100 Years Ago | 25 December 1918


In Madras there are, as is known, no Moderates. Hence it is, perhaps, that so simple a matter as the measures recently adopted by the Madras port authorities to expedite the passage of imports through their sheds has been held up to reprobation as an instance of racial oppression. The method adopted by the Port Trust was to increase the penalty upon uncleared cargo, and it was represented, in a letter to the Press, that by imposing this penalty only on Singapore, Penang and Coast Port cargoes, the Port Trust was favouring the Madras Chamber of Commerce importers of general cargo at the expense of the Indian grain and sugar merchants. Sir Francis Spring, defending the port authority against these insinuations, writes that “the only people who are habitually guilty of making a bazar of our sheds are the importers of bag cargo, and that these men, from whom the outcry has arisen, are now perturbed because we propose not to allow them as much time for their selling as we were able to do in periods of less high pressure.” He adds that it rests entirely with the importers themselves to avoid the penalty by expeditious clearing of their imports, and mentions several instances in which the period of grace allowed has proved amply sufficient for the complete removal of consignments.
DELHI, DEC 24 The All-India Hindu Conference will be held in Delhi on the 27th, 28th and 29th December. The Hon. Raja Rampal Singh has been elected President. The secretary of the All-India Hindu Sabha has addressed a letter to the drafting committee of the Indian National Congress and the secretary of the All-India Moslem League suggesting that, in view of the fact that Bakr-Id riots disturb the harmonious relations of the Hindus and Mahomedans more than anything else, the Subjects Committees of the Congress and the League should be asked to consider the desirability of appointing a mixed commission of the representatives of the All- India Hindu Sabha and the All-India Moslem League to enquire into the causes which led to the deplorable riots which took place last year in the Shahabad district of Bihar and at Katarpur in the district of Saharanpur this year, and to suggest measures to prevent their recurrence in future. A resolution to this effect is likely to be placed before the Hindu Conference.

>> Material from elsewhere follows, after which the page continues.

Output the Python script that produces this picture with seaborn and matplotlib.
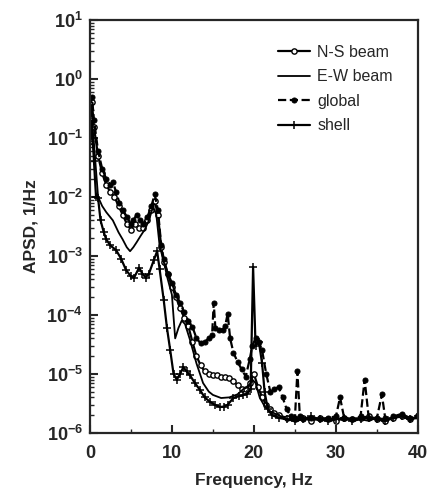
import numpy as np
import pandas as pd
import matplotlib
matplotlib.use('Agg')
import matplotlib.pyplot as plt
import seaborn as sns
from matplotlib.ticker import LogLocator, MultipleLocator

# ---- data (APSD, 1/Hz vs frequency, Hz) ----
ns_freq = [0, 0.25, 0.5, 1.0, 1.5, 2.0, 2.5, 3.0, 3.5, 4.0, 4.5, 5.0, 5.5, 6.0,
           6.5, 7.0, 7.5, 7.9, 8.3, 8.7, 9.0, 9.5, 10.0, 10.5, 11.0, 11.5, 12.0,
           12.5, 13.0, 13.5, 14.0, 14.5, 15.0, 15.5, 16.0, 16.5, 17.0, 17.5,
           18.0, 18.5, 19.0, 19.5, 20.0, 20.5, 21.0, 21.5, 22.0, 22.5, 23.0,
           24, 25, 26, 27, 28, 29, 30, 31, 32, 33, 34, 35, 36, 37, 38, 39, 40]
ns_psd = [0.2, 0.4, 0.15, 0.05, 0.025, 0.016, 0.012, 0.01, 0.007, 0.005, 0.0035,
          0.0028, 0.0035, 0.003, 0.003, 0.004, 0.006, 0.0085, 0.005, 0.0014,
          0.0008, 0.0005, 0.0003, 0.0002, 1.3e-4, 9e-5, 6.5e-5, 3.5e-5, 2e-5,
          1.4e-5, 1.1e-5, 1e-5, 9.5e-6, 9.5e-6, 9e-6, 9e-6, 8.5e-6, 7.5e-6,
          6.5e-6, 5.5e-6, 5.5e-6, 7e-6, 1e-5, 6e-6, 4e-6, 3e-6, 2.5e-6, 2.2e-6,
          2e-6, 1.8e-6, 1.7e-6, 1.8e-6, 1.6e-6, 1.8e-6, 1.7e-6, 1.6e-6, 1.8e-6,
          1.7e-6, 1.8e-6, 1.9e-6, 1.7e-6, 1.6e-6, 1.8e-6, 1.9e-6, 1.7e-6, 1.9e-6]

ew_freq = [0, 0.25, 0.5, 1.0, 1.5, 2.0, 2.8, 3.5, 4.0, 4.5, 4.9, 5.3, 5.7, 6.2,
           6.7, 7.2, 7.7, 8.1, 8.5, 9.0, 9.5, 10.0, 10.4, 10.8, 11.2, 11.6, 12.2,
           13.0, 13.8, 14.5, 15.0, 16.0, 17.0, 18.0, 18.7, 19.3, 19.8, 20.2,
           20.7, 21.2, 22, 23, 24, 25, 26, 27, 28, 29, 30, 31, 32, 33, 34, 35,
           36, 37, 38, 39, 40]
ew_psd = [0.1, 0.2, 0.08, 0.01, 0.007, 0.0055, 0.004, 0.0025, 0.0019, 0.0014,
          0.0012, 0.0014, 0.0017, 0.0022, 0.0028, 0.004, 0.0068, 0.005, 0.0015,
          0.0008, 0.0004, 2.2e-4, 4e-5, 6e-5, 8e-5, 7e-5, 3.8e-5, 1.5e-5, 7e-6,
          5e-6, 4.4e-6, 3.9e-6, 4e-6, 4.5e-6, 5.5e-6, 6e-6, 8e-6, 7e-6, 4e-6,
          3e-6, 2.3e-6, 2e-6, 1.7e-6, 1.6e-6, 1.7e-6, 1.8e-6, 1.6e-6, 1.7e-6,
          1.8e-6, 1.6e-6, 1.8e-6, 1.7e-6, 1.6e-6, 1.8e-6, 1.7e-6, 1.8e-6,
          2e-6, 1.8e-6, 1.8e-6]

gl_freq = [0, 0.25, 0.5, 1.0, 1.5, 2.0, 2.5, 2.8, 3.2, 3.6, 4.0, 4.5, 5.0, 5.3,
           5.7, 6.1, 6.5, 7.0, 7.5, 7.9, 8.3, 8.7, 9.0, 9.5, 10.0, 10.5, 11.0,
           11.5, 12.0, 12.5, 13.0, 13.5, 14.0, 14.5, 14.9, 15.1, 15.3, 15.7,
           16.2, 16.5, 16.8, 17.1, 17.5, 18.0, 18.5, 19.0, 19.5, 19.8, 20.2,
           20.6, 21.0, 21.5, 22.0, 22.5, 23.0, 23.5, 24.0, 24.5, 25.0, 25.3,
           25.6, 26, 27, 28, 29, 30, 30.5, 31, 32, 33, 33.5, 34, 35, 35.6, 36,
           37, 38, 39, 40]
gl_psd = [0.25, 0.5, 0.2, 0.06, 0.03, 0.02, 0.016, 0.018, 0.012, 0.008, 0.006,
          0.0045, 0.0035, 0.004, 0.005, 0.004, 0.0035, 0.0045, 0.007, 0.011,
          0.006, 0.0015, 0.0009, 0.0005, 3.5e-4, 2.2e-4, 1.6e-4, 1.1e-4, 8e-5,
          6.3e-5, 4e-5, 3.3e-5, 3.5e-5, 4e-5, 4.5e-5, 1.6e-4, 6e-5, 5.5e-5,
          5.5e-5, 6.5e-5, 1.05e-4, 4e-5, 2.3e-5, 1.6e-5, 1.2e-5, 9e-6, 1.8e-5,
          3e-5, 4e-5, 3.5e-5, 2.5e-5, 1e-5, 5e-6, 5.5e-6, 6e-6, 4e-6, 2.5e-6,
          1.9e-6, 1.8e-6, 1.1e-5, 1.9e-6, 1.7e-6, 1.8e-6, 1.7e-6, 1.8e-6,
          1.9e-6, 4e-6, 1.8e-6, 1.7e-6, 1.9e-6, 8e-6, 1.8e-6, 1.8e-6, 4.5e-6,
          1.8e-6, 1.9e-6, 2.1e-6, 1.8e-6, 2e-6]

sh_freq = [0, 0.25, 0.5, 0.75, 1.0, 1.3, 1.7, 2.0, 2.5, 3.2, 3.8, 4.4, 5.0, 5.4,
           6.0, 6.4, 6.8, 7.2, 7.8, 8.2, 8.5, 9.0, 9.4, 9.8, 10.2, 10.6, 11.0,
           11.4, 11.8, 12.2, 12.8, 13.4, 14.0, 14.6, 15.2, 15.9, 16.4, 16.8,
           17.5, 18.2, 18.7, 19.2, 19.6, 19.9, 20.2, 20.6, 21.0, 21.3, 21.7,
           22.2, 23, 24, 25, 26, 27, 28, 29, 30, 31, 32, 33, 34, 35, 36, 37,
           38, 39, 40]
sh_psd = [0.08, 0.15, 0.04, 0.01, 0.0095, 0.004, 0.0025, 0.0019, 0.0015,
          0.00125, 0.0009, 0.00058, 0.00045, 0.00043, 0.00063, 0.0005, 0.00043,
          0.0005, 0.00085, 0.0012, 0.0006, 1.8e-4, 6e-5, 2.5e-5, 1e-5, 8e-6,
          1e-5, 1.3e-5, 1.1e-5, 9.5e-6, 7e-6, 5.4e-6, 4e-6, 3.4e-6, 3e-6,
          2.75e-6, 2.8e-6, 3e-6, 3.9e-6, 4.2e-6, 4.4e-6, 4.6e-6, 5.5e-6, 6.5e-4,
          3e-5, 3.5e-5, 1.5e-5, 5e-6, 2.5e-6, 2e-6, 1.8e-6, 1.7e-6, 1.6e-6,
          1.7e-6, 1.9e-6, 1.7e-6, 1.6e-6, 1.7e-6, 1.8e-6, 1.6e-6, 1.7e-6,
          1.8e-6, 1.7e-6, 1.6e-6, 1.8e-6, 1.9e-6, 1.7e-6, 1.8e-6]


def plot_series(ax, freq, psd, label, **kws):
    ''' draws one spectrum with seaborn '''
    sns.lineplot(x=freq, y=psd, ax=ax, label=label, color='black',
                 estimator=None, sort=False, **kws)


sns.set_style('ticks')
plt.rcParams['font.family'] = ['Liberation Sans', 'DejaVu Sans']
plt.rcParams['mathtext.default'] = 'regular'
plt.rcParams['xtick.direction'] = 'in'
plt.rcParams['ytick.direction'] = 'in'

fig = plt.figure(figsize=(4.3, 4.97), dpi=100)
ax = fig.add_axes([0.209, 0.129, 0.763, 0.831])

plot_series(ax, ns_freq, ns_psd, 'N-S beam', linewidth=1.6, marker='o',
            markersize=3.8, markerfacecolor='white', markeredgecolor='black',
            markeredgewidth=1.0)
plot_series(ax, ew_freq, ew_psd, 'E-W beam', linewidth=1.3)
plot_series(ax, gl_freq, gl_psd, 'global', linewidth=1.6, linestyle='--',
            marker='o', markersize=3.6, markeredgecolor='black')
plot_series(ax, sh_freq, sh_psd, 'shell', linewidth=1.6, marker='+',
            markersize=6, markeredgecolor='black', markeredgewidth=1.1)

ax.set_yscale('log')
ax.set_xlim(0, 40)
ax.set_ylim(1e-6, 10)
ax.xaxis.set_major_locator(MultipleLocator(10))
ax.xaxis.set_minor_locator(MultipleLocator(5))
ax.yaxis.set_major_locator(LogLocator(base=10, numticks=10))
ax.yaxis.set_minor_locator(LogLocator(base=10, subs=np.arange(2, 10), numticks=20))
ax.tick_params(which='major', length=6, width=1.5, labelsize=13)
ax.tick_params(axis='x', which='major', pad=9)
ax.tick_params(axis='y', which='major', pad=5)
ax.tick_params(which='minor', length=3, width=1.0)
ax.tick_params(top=False, right=False, which='both')
for s in ax.spines.values():
    s.set_linewidth(1.6)
for t in ax.get_xticklabels() + ax.get_yticklabels():
    t.set_fontweight('bold')

ax.set_xlabel('Frequency, Hz', fontsize=12.5, fontweight='bold', labelpad=8)
ax.set_ylabel('APSD, 1/Hz', fontsize=12.5, fontweight='bold', labelpad=6)

leg = ax.legend(loc='upper left', frameon=False, fontsize=11.5, numpoints=1,
                handlelength=2.0, handletextpad=0.45, labelspacing=0.6,
                bbox_to_anchor=(0.53, 0.975))

fig.savefig('out.png', dpi=100)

Lord Weir, Air Minister, in a speech at Manchester, said that we now possessed substantial numbers of aeroplanes and seaplanes able to carry a crew of seven and thirty passengers for 1,200 miles without stopping at a speed of a hundred miles an hour. He suggested that big shipping and other transport organisations should actively interest themselves in the development of commercial aviation, and that when peace was concluded the State should sell its superfluous aeroplanes suitable for conversion to commercial use to private firms cheaply. The Air Board must be reorganised. The first essential step of the new Ministry should be to organise international flying. This would, he said, involve an international air convention. The articles of this convention had already been drafted and were being submitted to the Allies.
At the Soviet Congress, during a sharp passage between Barth and Ebert thirty soldiers of the Berlin garrison entered the hall and demanded the immediate discussion of the question of the formation of a Supreme Soldiers’ Council to which all troops would be subordinated. The President declared that an immediate discussion on the subject was impossible. Turbulent scenes followed. Herr Ledebour insisted upon an immediate discussion but the Majority Socialists protested and prepared to leave the hall, whereupon the uproar increased. Herr Haase exhorted the meeting to keep calm and finally the Congress adjourned amid wild scenes.
A retired Indian Civil Servant who desires to remain anonymous has placed a thousand pounds at the disposal of Mr. Montagu, to be placed in permanent trust with the Government of India in order that the interest may be applied to the relief of scarcity and famine in Ahmednagar and Gurgaon, with which the civil servant was closely associated during his service. Mr. Montagu has expressed his cordial appreciation of the public-spirited offer and the Government of India has been asked to make the necessary arrangements to give effect to the wishes of the donor.